The Container Store prides itself on selling products that make the lives of its customers easier. But running often bulky storage and organizational items through a traditional POS terminal and transporting them home can prove challenging. The difficulties in bringing purchases from store to home are amplified for urban shoppers, who may walk or take public transportation to their local store.
Founded in 1978, the Coppell, Texas-based retailer with over 84 locations nationwide is a longtime IT innovator. Recent investments in industry-leading retail operations technology include a voice-picking solution in its distribution center. This increased the speed and accuracy of picking operations while also reducing physical strain on employees. The retailer also rolled out a wearable retail communication solution to 4,000 store associates. This connects associates to other employees as well as corporate systems, ensuring immediate access to information and resources needed to assist customers and complete sales.
When it came time to ease the process of customers purchasing and transporting purchases of large or numerous items, The Container Store embraced the latest developments in mobile scanning technology.
In April 2005, the retailer launched a pilot of what it calls the “GoShop! Scan and Deliver” program. Using patented proprietary technology and running on Windows CE-based handheld scanning devices at its two Manhattan stores. GoShop! Scan and Deliver allows shoppers to scan the barcodes of products throughout the store. When done shopping and scanning, the customer can have everything delivered to them.
Over time, the IT decision-makers at The Container Store determined that advancements in mobile scanning software and consumer-grade iPhone hardware would be a better option than dedicated laser-based scanners.
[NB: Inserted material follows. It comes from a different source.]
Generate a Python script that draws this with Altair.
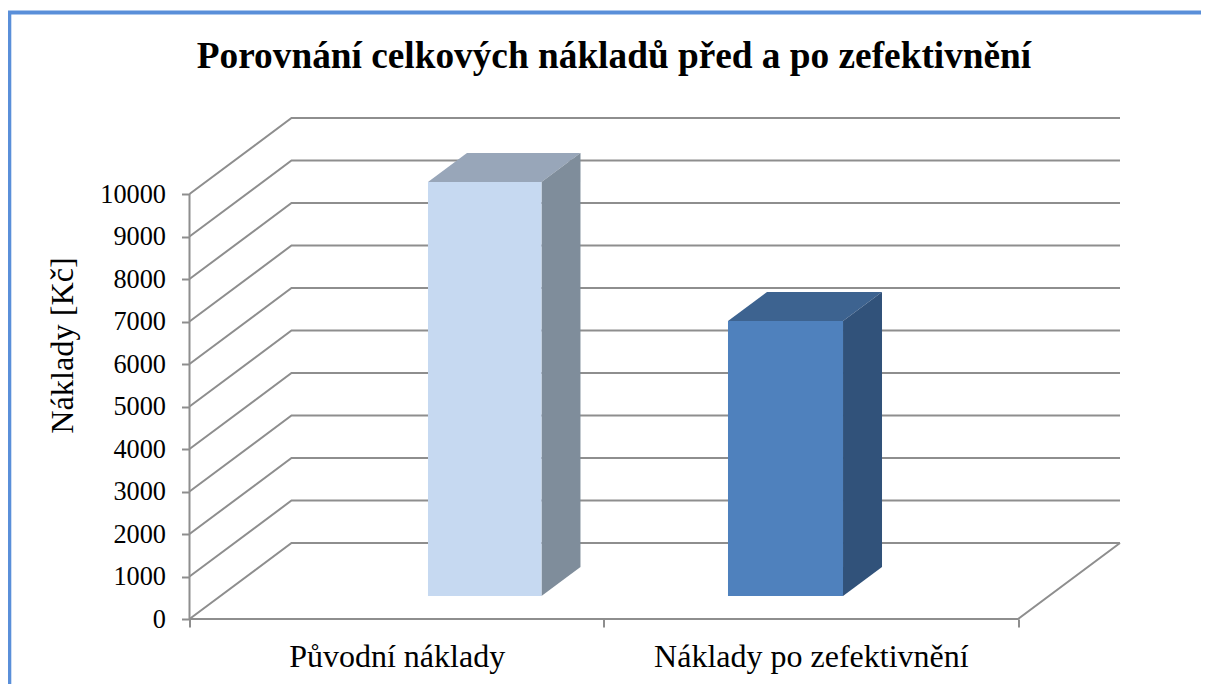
import altair as alt
import pandas as pd

TITLE = "Porovnání celkových nákladů před a po zefektivnění"
Y_TITLE = "Náklady [Kč]"
categories = ["Původní náklady", "Náklady po zefektivnění"]
values = [9740, 6470]
tick_values = [0, 1000, 2000, 3000, 4000, 5000, 6000, 7000, 8000, 9000, 10000]

# Oblique 3D geometry, in axis units (x: one unit per category; y: Kč)
wall_dx, wall_dy = 0.2462, 1788
bar_dx, bar_dy = 0.0941, 682
bar_base = 541
bar_left = [0.5757, 1.2999]
bar_right = [0.8497, 1.5776]
x_max, y_max = 2.2474, 11812

front_colors = ["#C6D9F1", "#4F81BD"]
top_colors = ["#98A6B9", "#3D6390"]
side_colors = ["#7F8D9B", "#31527A"]
GRID = "#8E8E8E"
FONT = "Liberation Serif"

grid_rows = []
for v in tick_values:
    for i, (x, y) in enumerate([(0, v), (wall_dx, v + wall_dy), (2 + wall_dx, v + wall_dy)]):
        grid_rows.append(dict(line=f"g{v}", i=i, x=x, y=y))
for i, (x, y) in enumerate([(0, 0), (2, 0), (2 + wall_dx, wall_dy)]):
    grid_rows.append(dict(line="floor", i=i, x=x, y=y))
for i, (x, y) in enumerate([(0, 0), (0, 10000)]):
    grid_rows.append(dict(line="yaxis", i=i, x=x, y=y))
grid_df = pd.DataFrame(grid_rows)

front_rows, face_rows = [], []
face_domain, face_range = [], []
for b, val in enumerate(values):
    l, r = bar_left[b], bar_right[b]
    top = bar_base + val
    front_rows.append(dict(l=l, r=r, y0=bar_base, y1=top, face=f"front{b}"))
    for name, col, pts in [
        (f"top{b}", top_colors[b], [(l, top, top), (l + bar_dx, top, top + bar_dy),
                                    (r, top, top + bar_dy), (r + bar_dx, top + bar_dy, top + bar_dy)]),
        (f"side{b}", side_colors[b], [(r, bar_base, top), (r + bar_dx, bar_base + bar_dy, top + bar_dy)]),
    ]:
        face_domain.append(name)
        face_range.append(col)
        for x, y0, y1 in pts:
            face_rows.append(dict(face=name, x=x, y0=y0, y1=y1))
    face_domain.append(f"front{b}")
    face_range.append(front_colors[b])
front_df = pd.DataFrame(front_rows)
face_df = pd.DataFrame(face_rows)

x_scale = alt.Scale(domain=[0, x_max], nice=False, zero=False)
y_scale = alt.Scale(domain=[0, y_max], nice=False, zero=False)
color = alt.Color("face:N", scale=alt.Scale(domain=face_domain, range=face_range), legend=None)

label_expr = (
    f"datum.value == 0.5 ? '{categories[0]}' : datum.value == 1.5 ? '{categories[1]}' : ''"
)
x_axis = alt.Axis(
    values=[0, 0.5, 1, 1.5, 2], labelExpr=label_expr, title=None, domain=False, grid=False,
    tickSize=8, tickWidth=2, tickColor=GRID,
    tickOpacity={"condition": {"test": "datum.value % 1 == 0", "value": 1}, "value": 0},
    labelFont=FONT, labelFontSize=32, labelColor="black", labelPadding=14, labelOverlap=False,
    labelFlush=False, labelBaseline="top", labelLimit=600,
)
y_axis = alt.Axis(
    values=tick_values, title=Y_TITLE, domain=False, grid=False,
    tickSize=8, tickWidth=2, tickColor=GRID,
    labelFont=FONT, labelFontSize=26.3, labelColor="black", labelPadding=16, labelOverlap=False,
    labelFlush=False, format="d",
    titleFont=FONT, titleFontSize=32.3, titleFontWeight="normal", titleColor="black",
    titleX=-110, titleY=228, titleLimit=400,
)

grid = alt.Chart(grid_df).mark_line(color=GRID, strokeWidth=2, interpolate="linear").encode(
    x=alt.X("x:Q", scale=x_scale, axis=x_axis, title=None),
    y=alt.Y("y:Q", scale=y_scale, axis=y_axis, title=Y_TITLE),
    detail="line:N",
    order="i:Q",
)
faces = alt.Chart(face_df).mark_area(interpolate="linear", opacity=1).encode(
    x=alt.X("x:Q", scale=x_scale, axis=x_axis, title=None),
    y=alt.Y("y0:Q", scale=y_scale, axis=y_axis, title=Y_TITLE, stack=None),
    y2="y1:Q",
    color=color,
)
fronts = alt.Chart(front_df).mark_rect().encode(
    x=alt.X("l:Q", scale=x_scale, axis=x_axis, title=None),
    x2="r:Q",
    y=alt.Y("y0:Q", scale=y_scale, axis=y_axis, title=Y_TITLE),
    y2="y1:Q",
    color=color,
)
frame_top = alt.Chart(pd.DataFrame({"a": [0]})).mark_rule(color="#5A8FD9", strokeWidth=4).encode(
    x=alt.value(-181.5), x2=alt.value(1011.5), y=alt.value(-104.5)
)
frame_left = alt.Chart(pd.DataFrame({"a": [0]})).mark_rule(color="#5A8FD9", strokeWidth=4).encode(
    y=alt.value(-106), y2=alt.value(567), x=alt.value(-180.2)
)

chart = alt.layer(grid, faces, fronts, frame_top, frame_left).properties(
    width=931,
    height=502,
    padding={"left": 181.5, "top": 109, "right": 80.5, "bottom": 65},
    autosize=alt.AutoSizeParams(type="none"),
    title=alt.Title(
        TITLE, font=FONT, fontSize=37.3, fontWeight="bold", color="black",
        anchor="middle", dx=-41, offset=-67, limit=1100,
    ),
    background="white",
).configure_view(stroke=None)

chart.save("out.html", embed_options={"renderer": "svg", "actions": False})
The retailer saw launching a smartphone scanning app as offering several cost- and performance-based benefits.
First, the upfront cost of deploying a cloud-based mobile scanning app to iPhone 6 smartphones would be substantially less than implementing traditional dedicated scanning devices. iPhone maintenance would also be less expensive, and the cost of updating firmware would be eliminated.
In addition, the time and cost of training employees and customers on how to use dedicated scanners would be avoided with iPhone-based scanning. The retailer sought to take the everyday experience users had with apps in their personal lives and replicate it in the store shopping environment. However, one concern the retailer had was how well iPhones would handle frequent scanning by numerous different customers. This posed the challenge of high scan volumes, as well as rough handling that would include occasional drops and bumps.
To resolve this issue, The Container Store decided to investigate enterprise sleds and cases that would protect iPhones in the rugged store environment. While enterprise sleds offered a protective sleeve, the retailer found them expensive and awkward to handle. They also required extra electrical components which increased the need for maintenance and possibility of equipment failure.
Meanwhile, The Container Store determined that rugged cases provided the necessary physical protection, but lacked built-in scanning capability or ergonomic support. The retailer ultimately decided to increase the durability of the app-equipped iPhones it loaned to customers using the Scandit Case.
Working in conjunction with The Container Store’s consumer-facing scanning app, which was built using Scandit Barcode Scanner SDK, the Scandit Case improves ergonomics and efficiency of smartphone scanning. Leveraging a smartphone’s existing camera and flash, this ergonomic scanning case eliminates the need for any additional electrical components, battery, built-in imager or laser scanner. It also benefits from the full functionality of Scandit’s scanning software, including frequent updates to support new symbologies or continuously improve performance.
After initial success with internal testing, the retailer ran a live user test of Scandit Case, as well as several competing smartphone scanning technologies. Consumers reacted positively to Scandit Case.
“Our latest user test revealed a preference for the Scandit Case,” said Matthew Smith, IS Senior Applications Engineer, The Container Store.
Customer reaction to Scan and Deliver has been strong enough that on Memorial Day 2016, all Scandit Case-equipped iPhone scanners in the retailer’s Sixth Avenue store in New York City were in constant use throughout the day. Store employees also report that Scandit Case effectively scans barcodes at a much higher performance level than any other scanning device previously used. This included scanning shelf labels behind plastic.
Other positive feedback included praise for Scandit Case’s built-in scanner button. Users found the case’s aimer, which leveraged the iPhone’s flash, effectively illuminate where they were scanning. The iPhone battery supported the scanning app for long periods of time, and the case was robust enough to protect the iPhones from any damage.
As a result of implementing the Scandit Case, The Container Store has effectively given consumers a convenient shopping tool that blends seamlessly into their mobile app-centric lives. Scandit Case provides the protection, ergonomics, durability and accuracy needed to turn consumer-grade smartphones into enterprise-grade scanning devices.